## begin DATASET RECORDS

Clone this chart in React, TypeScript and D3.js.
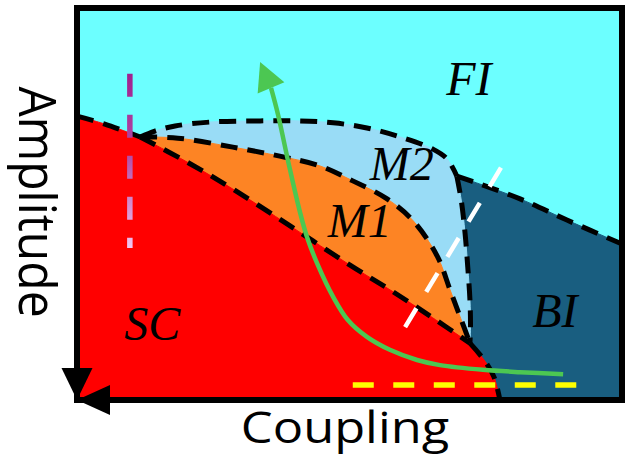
import React from "react";
import * as d3 from "d3";

type P = [number, number];

// Phase-diagram boundaries (Coupling x, Amplitude y), schematic units 0..100
const scFi: P[] = [[0, 72.4], [5.1, 70.4], [11.6, 67.1]];
const scM1: P[] = [[11.6, 67.1], [20.2, 60.7], [28.6, 53.8], [39.1, 44.4], [50.1, 34.4], [58.0, 27.6], [64.8, 21.4], [72.1, 14.5]];
const scBi: P[] = [[72.1, 14.5], [74.7, 10.2], [76.5, 5.9], [77.6, 0]];
const m1m2: P[] = [[11.6, 67.1], [18.5, 66.8], [28.6, 64.5], [37.2, 62.2], [44.6, 59.7], [50.6, 55.9], [56.9, 51.3], [61.7, 45.7], [66.1, 36.7], [68.4, 28.3], [70.3, 21.2], [72.1, 14.5]];
const m2Fi: P[] = [[11.6, 67.1], [14.3, 68.6], [18.0, 69.9], [24.4, 70.9], [33.6, 71.2], [40.9, 71.2], [47.0, 70.7], [53.2, 69.4], [59.3, 67.1], [65.3, 64.0], [67.9, 61.5], [69.7, 57.1]];
const m2Bi: P[] = [[69.7, 57.1], [70.5, 51.0], [71.2, 42.6], [71.7, 33.9], [72.1, 25.5], [72.2, 19.1], [72.1, 14.5]];
const biFi: P[] = [[69.7, 57.1], [73.9, 55.1], [81.3, 51.3], [89.9, 45.9], [100, 39.8]];

// Trajectory (green arrow)
const greenPath: P[] = [[89.2, 6.6], [81.3, 7.1], [74.5, 7.7], [66.6, 8.9], [62.4, 10.2], [57.4, 12.8], [53.2, 16.1], [49.7, 20.4], [47.0, 26.3], [44.2, 34.4], [42.2, 41.6], [40.9, 48.0], [38.9, 59.9], [36.9, 72.7], [35.6, 79.6]];
const greenTip: P = [33.6, 86.2];

// Cuts
const magentaCut: P[] = [[9.7, 83.2], [9.7, 38.8]];
const whiteCut: P[] = [[60.2, 18.6], [78.2, 60.2]];
const yellowCut: P[] = [[50.6, 3.8], [91.9, 3.8]];

// Phase labels
const phaseNames = ["FI", "M2", "M1", "SC", "BI"];
const phaseLabelPos: P[] = [[71.9, 77.8], [59.6, 56.1], [51.9, 41.6], [13.8, 15.3], [87.7, 18.6]];

const xTitle = "Coupling";
const yTitle = "Amplitude";

const W = 633, H = 460;
const C = {
  FI: "#6CFFFF",
  SC: "#FF0000",
  M1: "#FD8424",
  M2: "#99DCF6",
  BI: "#195E80",
  green: "#4CC752",
};

export default function App() {
  const x = d3.scaleLinear().domain([0, 100]).range([77, 622]);
  const y = d3.scaleLinear().domain([0, 100]).range([400, 8]);
  const line = d3.line<P>().x(d => x(d[0])).y(d => y(d[1])).curve(d3.curveCatmullRom.alpha(0.5));
  const straight = d3.line<P>().x(d => x(d[0])).y(d => y(d[1]));
  const seg = (pts: P[], rev = false) => line(rev ? [...pts].reverse() : pts)!;
  const join = (...s: string[]) => s.map((v, i) => (i === 0 ? v : v.replace(/^M/, "L"))).join("") + "Z";
  const L = (p: P) => `L${x(p[0])},${y(p[1])}`;

  const scArea = join(seg(scFi), seg(scM1), seg(scBi), L([0, 0]));
  const m1Area = join(seg(m1m2), seg(scM1, true));
  const m2Area = join(seg(m2Fi), seg(m2Bi), seg(m1m2, true));
  const biArea = join(seg(biFi), L([100, 0]), seg(scBi, true), seg(m2Bi, true));

  // arrowhead for green trajectory
  const last = greenPath[greenPath.length - 1];
  const bx = x(last[0]), by = y(last[1]);
  const tx = x(greenTip[0]), ty = y(greenTip[1]);
  const dx = tx - bx, dy = ty - by;
  const len = Math.hypot(dx, dy);
  const px = -dy / len, py = dx / len;
  const hw = 14.5;
  const head = `M${tx},${ty}L${bx + px * hw},${by + py * hw}L${bx - px * hw},${by - py * hw}Z`;

  const ox = x(0), oy = y(0);
  const downHead = `M${ox},${oy}L${ox - 15.5},${oy - 32}L${ox + 15.5},${oy - 32}Z`;
  const leftHead = `M${ox},${oy}L${ox + 33},${oy - 15}L${ox + 33},${oy + 15}Z`;

  const dashed = { fill: "none", stroke: "#000", strokeWidth: 5, strokeDasharray: "17,10" } as const;

  return (
    <svg width={W} height={H} style={{ position: "fixed", left: 0, top: 0, background: "#fff" }}>
      <defs>
        <linearGradient id="mag" gradientUnits="userSpaceOnUse" x1={0} x2={0} y1={y(magentaCut[0][1])} y2={y(magentaCut[1][1])}>
          <stop offset="0" stopColor="#A0218F" />
          <stop offset="0.45" stopColor="#B04AA5" />
          <stop offset="1" stopColor="#F2C6F2" />
        </linearGradient>
      </defs>
      <rect x={x(0)} y={y(100)} width={x(100) - x(0)} height={y(0) - y(100)} fill={C.FI} />
      <path d={biArea} fill={C.BI} stroke={C.BI} strokeWidth={1} />
      <path d={m2Area} fill={C.M2} stroke={C.M2} strokeWidth={1} />
      <path d={m1Area} fill={C.M1} stroke={C.M1} strokeWidth={1} />
      <path d={scArea} fill={C.SC} stroke={C.SC} strokeWidth={1} />

      {[scFi, scM1, scBi, m1m2, m2Fi, m2Bi, biFi].map((b, i) => (
        <path key={i} d={seg(b)} {...dashed} />
      ))}

      <path d={straight(magentaCut)!} stroke="url(#mag)" strokeWidth={5.5} strokeDasharray="23,18" fill="none" />
      <path d={straight(whiteCut)!} stroke="#fff" strokeWidth={4.5} strokeDasharray="22,19" fill="none" />
      <path d={straight(yellowCut)!} stroke="#FFFF00" strokeWidth={5.5} strokeDasharray="21,19.5" fill="none" />

      <path d={seg(greenPath)} stroke={C.green} strokeWidth={4.5} fill="none" />
      <path d={head} fill={C.green} />

      <rect x={x(0)} y={y(100)} width={x(100) - x(0)} height={y(0) - y(100)} fill="none" stroke="#000" strokeWidth={6} />
      <path d={downHead} fill="#000" />
      <path d={leftHead} fill="#000" />

      {phaseNames.map((n, i) => (
        <text key={n} x={x(phaseLabelPos[i][0])} y={y(phaseLabelPos[i][1])} textAnchor="middle"
          fontFamily="'Liberation Serif', serif" fontStyle="italic" fontSize={48} fill="#000">{n}</text>
      ))}

      <text transform={`translate(345,443) scale(1.15,1)`} textAnchor="middle" fontFamily="'Open Sans', sans-serif" fontSize={44} fill="#000">{xTitle}</text>
      <text transform={`translate(19,202) scale(1.05,1) rotate(90)`} textAnchor="middle" fontFamily="'Open Sans', sans-serif" fontSize={48} fill="#000">{yTitle}</text>
    </svg>
  );
}
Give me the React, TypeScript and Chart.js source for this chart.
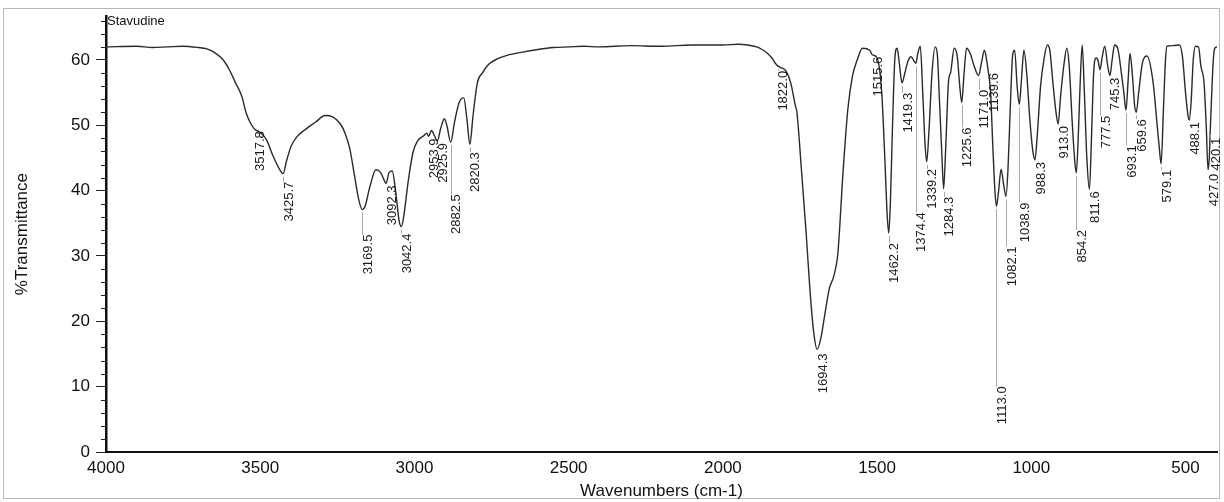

## end DATASET RECORDS

● **DIRECTION**: In the lines above, find each one with "this" and list it.

● **WORKED SOLUTION**:
Clone this chart in React, TypeScript and D3.js.
Give me the React, TypeScript and Chart.js source for this chart.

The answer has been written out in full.